I wish I could say it was the best of both worlds. But the truth is, it wasn’t. I’m quite certain I’m not the first person to stand at this particular crossroad. Clueless.
The scene is Starbucks. Beijing. Tiananmen Square, the geographical and cultural center of the Chinese capital, is no more than 50 yards to the north. From our window seat, my wife and I can see the exact spot where bold protesters and insecure authorities butted heads. Mao is in the background, forever resting in his crystal coffin. Soldiers, clad in knee length dark green coats and fur hats, patrol the area, restricting photographs to a minimum.
We’re in another world. There might as well be a million miles between us and home. Nothing but the Pike Place roast in my cup is familiar, and even it doesn’t quite taste the same.
This is it. Adventure. I came to Asia for something different, but too often I found familiarity. So much was swirling around my head. Thoughts. Images. Sounds. It was like Happy Gilmore’s Happy Place. But much, much better.
And in a second, it all came crashing down. It was the most hated and yet welcomed intrusion. I’ll Fly Away was the next selection on the Starbucks music rotation.
Bluegrass.
In an instant I was home again. Guitars. Mandolins. Asheville. Mountains.

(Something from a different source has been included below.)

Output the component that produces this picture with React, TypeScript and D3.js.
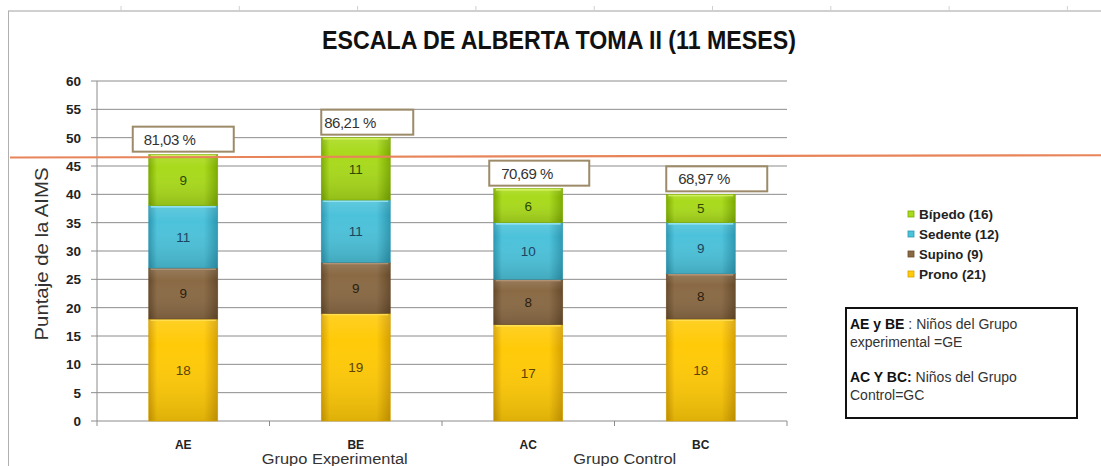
import React from 'react';
import * as d3 from 'd3';

const categories = ['AE', 'BE', 'AC', 'BC'];
const prono = [18, 19, 17, 18];
const supino = [9, 9, 8, 8];
const sedente = [11, 11, 10, 9];
const bipedo = [9, 11, 6, 5];
const percentLabels = ['81,03 %', '86,21 %', '70,69 %', '68,97 %'];
const yTicks = [0, 5, 10, 15, 20, 25, 30, 35, 40, 45, 50, 55, 60];
const legendLabels = ['Bípedo (16)', 'Sedente (12)', 'Supino (9)', 'Prono (21)'];
const refLine = [46.5, 46.9]; // hand drawn line, left and right end

const series = [
  { key: 'prono', values: prono, mid: '#ffca08', edge: '#d6a000', top: '#ffe25a', text: '#5c4300' },
  { key: 'supino', values: supino, mid: '#8a6a45', edge: '#664a2a', top: '#b8987a', text: '#2b1d0e' },
  { key: 'sedente', values: sedente, mid: '#4cc2da', edge: '#2c98b2', top: '#9eeaf6', text: '#1b4560' },
  { key: 'bipedo', values: bipedo, mid: '#a9da1c', edge: '#7cab00', top: '#d8f46a', text: '#2d4a00' },
];

// annotation boxes were placed by hand in the original
const boxLayout = [
  { dx: -50.5, w: 101, tx: 11 },
  { dx: -34.5, w: 92, tx: 3 },
  { dx: -39, w: 100, tx: 12 },
  { dx: -34.5, w: 101, tx: 12 },
];

const W = 1101;
const H = 466;
const margin = { left: 97, right: 314, top: 81, bottom: 45 };
const FONT = '"Liberation Sans", Arial, sans-serif';

export default function App() {
  const x = d3
    .scaleBand<string>()
    .domain(categories)
    .range([margin.left, W - margin.right])
    .paddingInner(0.6)
    .paddingOuter(0.3);
  const y = d3.scaleLinear().domain([0, 60]).range([H - margin.bottom, margin.top]);

  const stackData = categories.map((c, i) => {
    const row: any = { cat: c };
    series.forEach((s) => (row[s.key] = s.values[i]));
    return row;
  });
  const stacked = d3.stack<any>().keys(series.map((s) => s.key))(stackData);

  const x0 = margin.left;
  const x1 = W - margin.right;
  const step = x.step();
  const legendColors = [series[3], series[2], series[1], series[0]];

  return (
    <div style={{ position: 'absolute', left: 0, top: 0 }}>
      <svg width={W} height={H} style={{ display: 'block', background: '#fff' }} fontFamily={FONT}>
        <defs>
          {series.map((s) => (
            <linearGradient key={s.key} id={`g-${s.key}`} x1="0" x2="1" y1="0" y2="0">
              <stop offset="0%" stopColor={s.edge} />
              <stop offset="12%" stopColor={s.mid} />
              <stop offset="80%" stopColor={s.mid} />
              <stop offset="100%" stopColor={s.edge} />
            </linearGradient>
          ))}
          <linearGradient id="shade" x1="0" x2="0" y1="0" y2="1">
            <stop offset="0%" stopColor="#fff" stopOpacity={0.12} />
            <stop offset="25%" stopColor="#fff" stopOpacity={0} />
            <stop offset="100%" stopColor="#000" stopOpacity={0.13} />
          </linearGradient>
        </defs>

        {/* outer frame of the sheet */}
        <line x1={8} x2={W} y1={11} y2={11} stroke="#a0a0a0" strokeWidth={1} />
        <line x1={8.5} x2={8.5} y1={11} y2={H} stroke="#b0b0b0" strokeWidth={1} />
        {d3.range(121, W, 118.3).map((t, i) => (
          <line key={i} x1={t} x2={t} y1={6} y2={11} stroke="#d0d0d0" />
        ))}

        <text
          x={559}
          y={49}
          textAnchor="middle"
          fontSize={25}
          fontWeight="bold"
          fill="#111"
          textLength={474}
          lengthAdjust="spacingAndGlyphs"
        >
          ESCALA DE ALBERTA TOMA II (11 MESES)
        </text>

        {/* grid */}
        {yTicks.map((t) => (
          <g key={t}>
            <line x1={x0} x2={x1} y1={y(t)} y2={y(t)} stroke="#8c8c8c" strokeWidth={1} />
            <line x1={x0 - 6} x2={x0} y1={y(t)} y2={y(t)} stroke="#8c8c8c" />
            <text x={81} y={y(t)} dy="0.36em" textAnchor="end" fontSize={13.5} fontWeight="bold" fill="#222">
              {t}
            </text>
          </g>
        ))}
        <line x1={x0} x2={x0} y1={y(60)} y2={y(0)} stroke="#8c8c8c" />
        {d3.range(0, categories.length + 1).map((i) => (
          <line key={i} x1={x0 + i * step} x2={x0 + i * step} y1={y(0)} y2={y(0) + 5} stroke="#8c8c8c" />
        ))}

        <text
          transform={`translate(48,254) rotate(-90)`}
          textAnchor="middle"
          fontSize={18}
          fill="#333"
          textLength={173}
          lengthAdjust="spacingAndGlyphs"
        >
          Puntaje de la AIMS
        </text>

        {/* bars */}
        {stacked.map((layer, li) => {
          const s = series[li];
          return (
            <g key={s.key}>
              {layer.map((d, i) => {
                const bx = x(categories[i])!;
                const top = y(d[1]);
                const h = y(d[0]) - y(d[1]);
                return (
                  <g key={i}>
                    <rect x={bx} y={top} width={x.bandwidth()} height={h} fill={`url(#g-${s.key})`} />
                    <rect x={bx} y={top} width={x.bandwidth()} height={h} fill="url(#shade)" />
                    <rect x={bx + 2} y={top} width={x.bandwidth() - 4} height={2} fill={s.top} opacity={0.8} />
                    <rect x={bx} y={top} width={x.bandwidth()} height={h} fill="none" stroke={s.edge} strokeWidth={0.6} />
                    <text
                      x={bx + x.bandwidth() / 2}
                      y={(top + y(d[0])) / 2}
                      dy="0.36em"
                      textAnchor="middle"
                      fontSize={13.5}
                      fill={s.text}
                    >
                      {s.values[i]}
                    </text>
                  </g>
                );
              })}
            </g>
          );
        })}

        {/* reference line */}
        <line x1={10} x2={W} y1={y(refLine[0])} y2={y(refLine[1])} stroke="#e8845a" strokeWidth={2.2} />

        {/* percent boxes */}
        {categories.map((c, i) => {
          const total = series.reduce((a, s) => a + s.values[i], 0);
          const cx = x(c)! + x.bandwidth() / 2;
          const b = boxLayout[i];
          const bx = cx + b.dx;
          const by = y(total) - 28;
          return (
            <g key={c}>
              <rect x={bx} y={by} width={b.w} height={25} fill="#fff" stroke="#9c8a68" strokeWidth={2} />
              <text x={bx + b.tx} y={by + 18} fontSize={15} fill="#333" letterSpacing={-0.5}>
                {percentLabels[i]}
              </text>
            </g>
          );
        })}

        {/* x labels */}
        {categories.map((c) => (
          <text key={c} x={x(c)! + x.bandwidth() / 2} y={449} textAnchor="middle" fontSize={12} fontWeight="bold" fill="#222">
            {c}
          </text>
        ))}
        <text x={x('BE')! + x.bandwidth() / 2 - 21} y={464} textAnchor="middle" fontSize={14} fill="#333" textLength={146} lengthAdjust="spacingAndGlyphs">
          Grupo Experimental
        </text>
        <text x={x('BC')! + x.bandwidth() / 2 - 76} y={464} textAnchor="middle" fontSize={14} fill="#333" textLength={103} lengthAdjust="spacingAndGlyphs">
          Grupo Control
        </text>

        {/* legend */}
        {legendLabels.map((l, i) => (
          <g key={l} transform={`translate(908, ${214 + i * 20})`}>
            <rect x={0} y={-3} width={6} height={6} fill={legendColors[i].mid} stroke={legendColors[i].edge} strokeWidth={0.8} />
            <text x={11} y={0} dy="0.36em" fontSize={13} fontWeight="bold" fill="#222" textLength={[74, 80, 64, 67][i]} lengthAdjust="spacingAndGlyphs">
              {l}
            </text>
          </g>
        ))}

        {/* note box */}
        <rect x={846} y={308} width={231} height={110} fill="#fff" stroke="#111" strokeWidth={2} />
        <g fontSize={14} fill="#333">
          <text x={850} y={329}>
            <tspan fontWeight="bold" fill="#111">AE y BE</tspan>
            <tspan> : Niños del Grupo</tspan>
          </text>
          <text x={850} y={347}>experimental =GE</text>
          <text x={850} y={382}>
            <tspan fontWeight="bold" fill="#111">AC Y BC:</tspan>
            <tspan>  Niños del Grupo</tspan>
          </text>
          <text x={850} y={400}>Control=GC</text>
        </g>
      </svg>
    </div>
  );
}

Real mountains. Mountains with character and a story to tell.
I sat silently and disoriented as the song played out. Where am I? And why am I here and not there? Or there and not here? I was content until my heart was ripped out and transplanted 13,000 miles to the banks of the French Broad. But at the same time everything around me looked strangely Asian.
I suppose this is the inner struggle of the traveler.